Is there a good example of an all-around solid social impact brand?

We think a lot of Warby Parker here at Wharton—that social impact orientation was part of the founding of the organization from the very beginning, and that they’ve delivered on it to a great degree. TOMS is a great example. United By Blue is a nice example. 

You mentioned Gillette?

I wouldn’t say Gillette is doing a good job, but they’re trying to do it. 

An interesting one that also has a Penn connection [is] the Estée Lauder Companies, the MAC brand. Part of their portfolio, really, was founded with an orientation toward the gay community, and at a time when AIDS was underresearched and treated. With their Viva Glam products, they’ve given tens of millions of dollars to AIDS research. They’ve now expanded their social mission recently.

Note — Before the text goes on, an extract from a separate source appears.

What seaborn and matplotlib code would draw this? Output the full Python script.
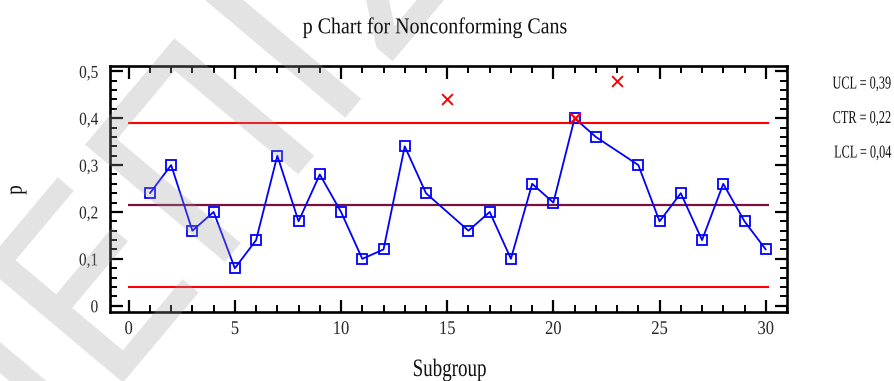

But it’s an example of a brand that’s been doing this for more than 20 years but I think probably doesn’t get enough credit for it, because it was more to the side of the brand and not the center of it.

Will this trend continue or even expand?

I think it is poised to continue. I think there are a variety of ways it will continue. I don’t think every brand has to be giving things away to people who don’t have access to something along those lines, but I think brands are being pushed to have a social conscience. That could be standing up for issues—you saw a lot of brands take out an ad in the New York Times, for example, around abortion rights. I think you’re getting it with the gay community and Pride and what that means. Part of this is a push from consumers and employees. Brands are increasingly expected to have a social and moral perspective. And sometimes that will be tied directly to some sort of impact to the environment, to other individuals, and sometimes I think it’s just going to be applied to ideas, as a culture.